To get back to Dirk Deppey rather than John Byrne, the point I was trying to make and, I think, didn’t is that different genres (or whatever word you’d like to use) employ different marketing strategies. Graphic novels don’t have to be composed of previously released smaller parts, but that’s one way to do it. I’ve read plenty of novels that began as short stories, or that contain previously published short stories, sometimes because I enjoyed the initial story so much that I sought out the larger context. In choosing the examples he did, Deppey actually gave a good implicit rundown of possible alternate, pamphlet-free routes to the graphic novel, which is what he was trying to do. I just think that they’re not what John Byrne was arguing against, and I was saying that having cartoons in Time or multiple reviews and interviews in The New York Times or a highly acclaimed first graphic novel can be seen as (loosely) functional equivalents to having previous pamphlet stories act as teasers for a trade paperback. I just still don’t think this makes what John Byrne said about mainstream superhero trade paperbacks wrong. I’m fully willing to believe he is, although I don’t know the economic details to know whether he’s right on that front, but I still don’t think the existence and success of graphic novels that appeal to a real mainstream readership, or at least some interested subsegment thereof, as opposed to “mainstream” superhero comics readers is actually a refutation of his argument at all.


  1. Barry says:

    Found your page thanks to Dirk’s link and I will say I agree 100% with your coments. I even posted more or less exactly what you’ve written, that Byrne is not referring to anything non-superhero/four-color/DC/Marvel/Dark Horse/Image. Just books from those company and mainly that genre. I’m pretty certain he’s not even aware of books like Blankets and Persepolis, as he doesn’t even read or know about most superhero books, much less black and white independent autobio graphic novels. So yeah, he’s pretty ignorant about that corner of the comics world and he’s not all wrong about fans not wanting to drop 18-20 bucks on a superhero ogn. Then again, if the superhero publishers can find an inexpensive way to sell their books in 4-color digest format, like Marvel’s upcoming Marvel Age experiment, it might be worth it to get that elusive, coveted youth readership. Otherwise, I have a feeling the single books aren’t going anywhere, as the current readership tend to enjoy that immediate Wednesday gratification and are unable to escape the collectors mentality to wait 6 months or more for a trade that may or may not come along.

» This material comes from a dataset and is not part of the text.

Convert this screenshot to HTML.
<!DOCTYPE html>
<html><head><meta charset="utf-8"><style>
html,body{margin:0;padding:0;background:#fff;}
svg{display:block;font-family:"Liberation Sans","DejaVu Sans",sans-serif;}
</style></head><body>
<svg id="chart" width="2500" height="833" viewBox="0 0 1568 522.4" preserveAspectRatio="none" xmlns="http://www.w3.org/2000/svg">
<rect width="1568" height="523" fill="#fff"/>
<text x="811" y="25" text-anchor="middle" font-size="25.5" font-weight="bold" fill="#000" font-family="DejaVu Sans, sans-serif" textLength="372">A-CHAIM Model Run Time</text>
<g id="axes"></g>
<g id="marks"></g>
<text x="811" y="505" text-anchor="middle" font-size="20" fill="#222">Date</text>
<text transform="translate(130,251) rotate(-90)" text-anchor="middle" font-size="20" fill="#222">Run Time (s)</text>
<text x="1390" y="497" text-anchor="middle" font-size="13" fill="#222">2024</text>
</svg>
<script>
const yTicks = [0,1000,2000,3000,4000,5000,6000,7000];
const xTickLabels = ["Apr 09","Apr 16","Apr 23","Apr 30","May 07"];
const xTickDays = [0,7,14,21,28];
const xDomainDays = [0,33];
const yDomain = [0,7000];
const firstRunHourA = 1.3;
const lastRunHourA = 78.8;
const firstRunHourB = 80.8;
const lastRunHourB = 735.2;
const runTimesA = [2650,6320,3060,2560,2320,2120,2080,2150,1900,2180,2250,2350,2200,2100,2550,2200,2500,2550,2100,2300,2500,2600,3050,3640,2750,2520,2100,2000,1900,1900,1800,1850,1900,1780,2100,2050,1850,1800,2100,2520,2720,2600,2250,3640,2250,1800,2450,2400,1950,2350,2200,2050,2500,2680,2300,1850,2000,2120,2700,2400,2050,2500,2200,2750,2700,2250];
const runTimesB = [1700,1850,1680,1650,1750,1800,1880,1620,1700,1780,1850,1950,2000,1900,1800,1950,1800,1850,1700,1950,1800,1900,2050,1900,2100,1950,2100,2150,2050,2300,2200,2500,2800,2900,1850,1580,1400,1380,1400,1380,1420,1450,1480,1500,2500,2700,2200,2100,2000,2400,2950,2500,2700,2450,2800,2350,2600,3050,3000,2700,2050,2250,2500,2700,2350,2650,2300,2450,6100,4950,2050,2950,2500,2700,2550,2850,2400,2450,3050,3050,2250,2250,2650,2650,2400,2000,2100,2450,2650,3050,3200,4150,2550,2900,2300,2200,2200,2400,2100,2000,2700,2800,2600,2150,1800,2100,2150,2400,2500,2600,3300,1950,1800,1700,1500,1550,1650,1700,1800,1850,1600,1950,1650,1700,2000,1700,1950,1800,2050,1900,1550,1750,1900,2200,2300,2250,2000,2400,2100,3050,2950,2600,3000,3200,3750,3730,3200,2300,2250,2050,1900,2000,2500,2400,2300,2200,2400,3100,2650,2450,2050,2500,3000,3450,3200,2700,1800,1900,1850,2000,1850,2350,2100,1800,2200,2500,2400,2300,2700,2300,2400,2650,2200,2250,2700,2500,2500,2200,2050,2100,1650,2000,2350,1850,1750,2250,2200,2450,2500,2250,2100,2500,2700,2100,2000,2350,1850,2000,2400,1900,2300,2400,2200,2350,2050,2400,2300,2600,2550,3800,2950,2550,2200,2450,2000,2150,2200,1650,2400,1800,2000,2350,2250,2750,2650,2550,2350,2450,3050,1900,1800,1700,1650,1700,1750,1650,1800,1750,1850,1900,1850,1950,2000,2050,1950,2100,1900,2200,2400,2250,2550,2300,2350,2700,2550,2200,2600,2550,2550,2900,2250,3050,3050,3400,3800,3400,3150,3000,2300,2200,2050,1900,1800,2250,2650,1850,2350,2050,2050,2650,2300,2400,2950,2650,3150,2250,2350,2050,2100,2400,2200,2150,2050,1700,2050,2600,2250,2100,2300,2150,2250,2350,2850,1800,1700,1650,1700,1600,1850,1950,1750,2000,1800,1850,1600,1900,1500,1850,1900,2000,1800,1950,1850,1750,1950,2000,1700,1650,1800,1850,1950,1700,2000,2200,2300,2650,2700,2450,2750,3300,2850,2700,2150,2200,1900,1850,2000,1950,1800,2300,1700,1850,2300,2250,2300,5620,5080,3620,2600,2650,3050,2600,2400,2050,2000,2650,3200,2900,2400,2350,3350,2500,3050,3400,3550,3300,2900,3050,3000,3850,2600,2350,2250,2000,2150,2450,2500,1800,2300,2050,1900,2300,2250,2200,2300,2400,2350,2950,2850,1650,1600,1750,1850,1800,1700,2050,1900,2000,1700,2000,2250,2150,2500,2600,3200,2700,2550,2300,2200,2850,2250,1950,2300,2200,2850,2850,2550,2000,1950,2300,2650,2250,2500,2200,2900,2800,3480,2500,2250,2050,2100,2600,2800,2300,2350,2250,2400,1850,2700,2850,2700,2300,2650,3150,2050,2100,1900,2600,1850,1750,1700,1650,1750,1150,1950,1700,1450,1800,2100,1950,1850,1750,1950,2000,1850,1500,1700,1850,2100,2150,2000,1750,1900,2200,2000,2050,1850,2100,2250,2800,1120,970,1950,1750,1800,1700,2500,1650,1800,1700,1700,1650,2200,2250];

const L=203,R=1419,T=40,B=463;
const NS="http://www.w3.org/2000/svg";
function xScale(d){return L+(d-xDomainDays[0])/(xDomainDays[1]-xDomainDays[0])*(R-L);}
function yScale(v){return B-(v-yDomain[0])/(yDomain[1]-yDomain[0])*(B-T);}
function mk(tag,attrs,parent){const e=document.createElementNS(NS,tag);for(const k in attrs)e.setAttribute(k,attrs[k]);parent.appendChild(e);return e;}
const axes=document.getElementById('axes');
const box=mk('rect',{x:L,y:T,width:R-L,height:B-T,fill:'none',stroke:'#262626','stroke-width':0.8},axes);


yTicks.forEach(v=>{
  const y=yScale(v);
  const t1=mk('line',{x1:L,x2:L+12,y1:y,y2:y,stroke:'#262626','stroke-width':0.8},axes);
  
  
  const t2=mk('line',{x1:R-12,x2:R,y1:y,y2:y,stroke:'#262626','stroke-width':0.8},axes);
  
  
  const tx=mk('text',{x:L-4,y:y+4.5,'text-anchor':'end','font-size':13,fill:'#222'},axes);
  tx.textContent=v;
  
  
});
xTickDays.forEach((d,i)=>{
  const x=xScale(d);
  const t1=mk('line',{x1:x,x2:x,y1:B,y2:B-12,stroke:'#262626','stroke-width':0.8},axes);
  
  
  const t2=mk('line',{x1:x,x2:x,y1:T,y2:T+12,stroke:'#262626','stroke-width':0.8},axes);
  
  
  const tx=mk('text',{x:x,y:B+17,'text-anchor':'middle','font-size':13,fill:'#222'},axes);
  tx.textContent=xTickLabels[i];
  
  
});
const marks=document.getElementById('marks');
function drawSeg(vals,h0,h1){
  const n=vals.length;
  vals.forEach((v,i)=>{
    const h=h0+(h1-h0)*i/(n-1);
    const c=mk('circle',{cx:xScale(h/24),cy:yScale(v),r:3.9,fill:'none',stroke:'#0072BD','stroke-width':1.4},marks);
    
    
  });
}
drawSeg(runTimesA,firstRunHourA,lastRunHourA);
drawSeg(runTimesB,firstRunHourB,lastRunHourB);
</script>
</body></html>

    — 12 January 2004 at 5:30 pm (Permalink)

  2. Rose says:

    I’m glad, though not surprised, that I’m not the only one who read things this way. Where were your comments posted?

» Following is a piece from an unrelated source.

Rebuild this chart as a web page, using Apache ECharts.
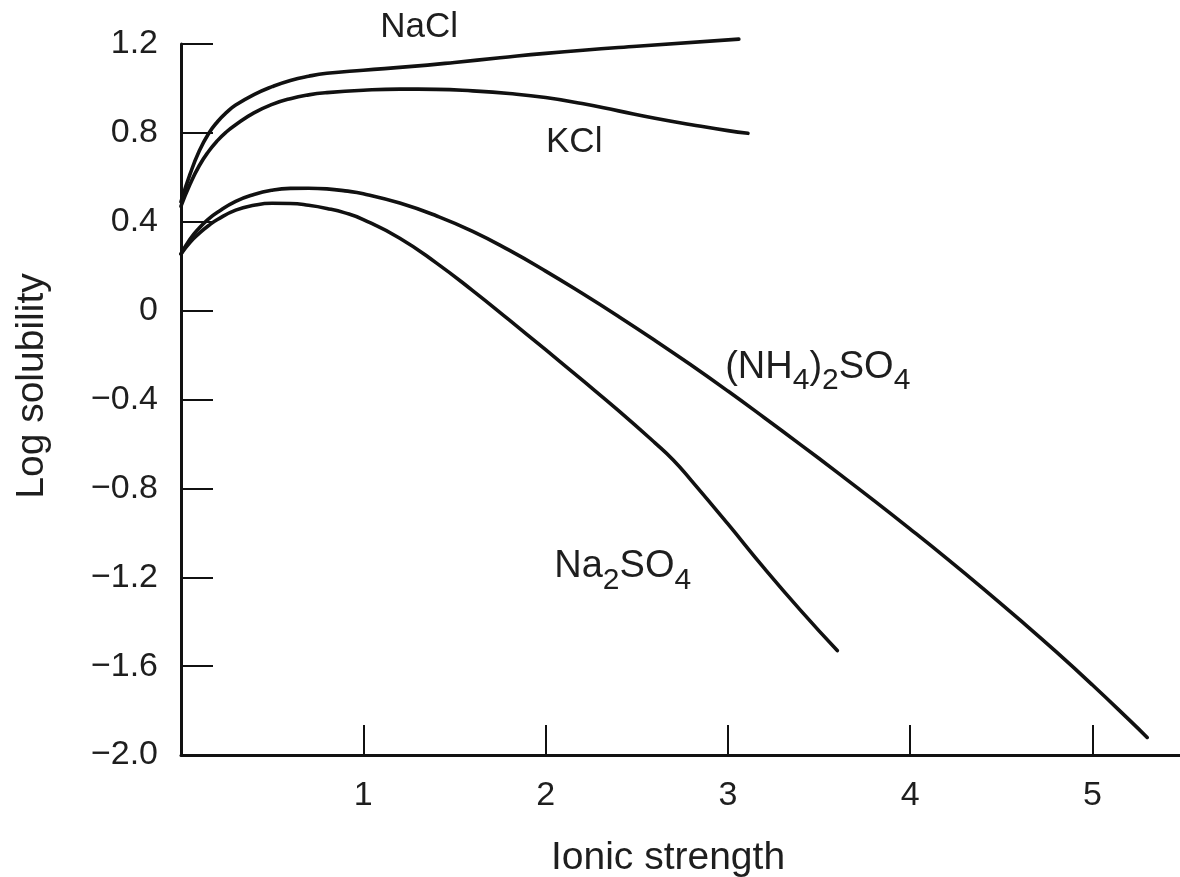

    That’s a good point about the collector mentality. I really think that there are a lot of people who don’t buy trades because you can’t have that satisfying bagging-and-boarding experience. I buy my comics to read, so I’m open to a lot of formats, but there are plenty of people who really are collectors and want one copy to save and one to touch.

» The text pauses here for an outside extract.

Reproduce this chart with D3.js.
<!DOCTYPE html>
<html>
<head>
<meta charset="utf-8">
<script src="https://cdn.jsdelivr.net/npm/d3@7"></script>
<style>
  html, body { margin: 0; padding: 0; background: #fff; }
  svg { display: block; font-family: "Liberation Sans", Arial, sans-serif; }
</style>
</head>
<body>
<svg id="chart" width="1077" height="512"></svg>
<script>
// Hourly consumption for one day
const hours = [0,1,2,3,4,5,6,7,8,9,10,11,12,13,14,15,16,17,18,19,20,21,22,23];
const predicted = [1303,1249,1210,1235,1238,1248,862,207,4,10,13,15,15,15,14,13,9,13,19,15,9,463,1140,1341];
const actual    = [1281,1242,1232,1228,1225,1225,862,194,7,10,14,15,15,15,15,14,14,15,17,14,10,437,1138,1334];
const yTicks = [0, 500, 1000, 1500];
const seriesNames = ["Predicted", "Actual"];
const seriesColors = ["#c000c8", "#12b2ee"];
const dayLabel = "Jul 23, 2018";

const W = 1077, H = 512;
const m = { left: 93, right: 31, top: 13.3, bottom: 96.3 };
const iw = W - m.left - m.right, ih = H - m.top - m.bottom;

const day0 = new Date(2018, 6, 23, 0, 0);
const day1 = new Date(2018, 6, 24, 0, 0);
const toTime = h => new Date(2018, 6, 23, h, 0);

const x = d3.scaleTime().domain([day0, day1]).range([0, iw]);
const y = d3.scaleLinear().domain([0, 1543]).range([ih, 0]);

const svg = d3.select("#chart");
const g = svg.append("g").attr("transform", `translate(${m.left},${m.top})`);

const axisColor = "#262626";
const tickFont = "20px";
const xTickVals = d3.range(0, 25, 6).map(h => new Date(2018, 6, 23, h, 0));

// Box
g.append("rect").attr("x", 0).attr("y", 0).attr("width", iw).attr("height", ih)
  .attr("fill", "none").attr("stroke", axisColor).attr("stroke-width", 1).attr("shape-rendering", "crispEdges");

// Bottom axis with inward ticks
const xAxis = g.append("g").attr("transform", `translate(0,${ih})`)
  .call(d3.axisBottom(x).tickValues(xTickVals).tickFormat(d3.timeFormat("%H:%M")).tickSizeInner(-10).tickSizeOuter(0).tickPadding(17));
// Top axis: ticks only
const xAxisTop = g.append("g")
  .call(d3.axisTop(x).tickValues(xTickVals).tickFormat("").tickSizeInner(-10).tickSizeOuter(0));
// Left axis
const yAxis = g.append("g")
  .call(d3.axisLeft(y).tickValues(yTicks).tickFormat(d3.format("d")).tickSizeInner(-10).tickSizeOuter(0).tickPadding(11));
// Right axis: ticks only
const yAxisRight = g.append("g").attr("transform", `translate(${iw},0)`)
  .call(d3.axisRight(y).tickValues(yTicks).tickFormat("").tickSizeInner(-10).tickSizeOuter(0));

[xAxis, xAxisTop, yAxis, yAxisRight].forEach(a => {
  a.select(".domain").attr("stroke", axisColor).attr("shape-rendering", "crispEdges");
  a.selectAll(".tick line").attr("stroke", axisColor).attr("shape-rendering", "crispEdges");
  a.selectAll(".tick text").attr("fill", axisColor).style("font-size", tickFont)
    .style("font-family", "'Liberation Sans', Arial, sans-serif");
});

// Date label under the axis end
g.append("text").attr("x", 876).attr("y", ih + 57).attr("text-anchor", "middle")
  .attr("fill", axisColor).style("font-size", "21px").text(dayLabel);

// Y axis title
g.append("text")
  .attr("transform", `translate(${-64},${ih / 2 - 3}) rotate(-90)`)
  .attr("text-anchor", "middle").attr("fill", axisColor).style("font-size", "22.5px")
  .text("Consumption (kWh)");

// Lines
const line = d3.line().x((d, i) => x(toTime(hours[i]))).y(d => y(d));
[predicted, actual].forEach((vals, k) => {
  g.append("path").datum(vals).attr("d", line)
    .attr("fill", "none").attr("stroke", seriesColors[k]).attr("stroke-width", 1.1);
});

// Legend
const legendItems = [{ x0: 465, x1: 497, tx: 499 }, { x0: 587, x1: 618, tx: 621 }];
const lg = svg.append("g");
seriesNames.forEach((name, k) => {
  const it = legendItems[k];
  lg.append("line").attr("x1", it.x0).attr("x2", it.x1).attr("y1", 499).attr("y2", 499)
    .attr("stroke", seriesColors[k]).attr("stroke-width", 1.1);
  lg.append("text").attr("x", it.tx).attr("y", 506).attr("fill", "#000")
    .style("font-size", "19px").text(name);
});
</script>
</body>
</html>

    I do share comics with my little brother, who’s in the coveted 12-year-old somewhat nerdy boy demographic, but I tend to lend trades when available because they’re more substantial and there will be a longer wait before he’s knocking on my door asking for more comics. I’m trying not to encourage the comics-as-fetish-object mindset in him, and he’s read and enjoyed everything from Good-Bye, Chunky Rice and Sweater Weather to Young Justice and the Gus Beezer books (both in pamphlet form) to Cynicalman and especially Pam Bliss’s minicomics. If he’s any indicator, young readers are open to comics but have other uses for their limited spending money (in his case, mostly video game gear).

    I’m a little skeptical about the Marvel Age books because of the art, since I think anime-drenched kids might be able to tell it’s derivative and more than a little bizarre (although I hope this is only true of the preview look) but at least these are stories that hooked a generation of young readers before. Maybe they’re strong enough to pull it off again. I guess I can check with my brother when the time comes.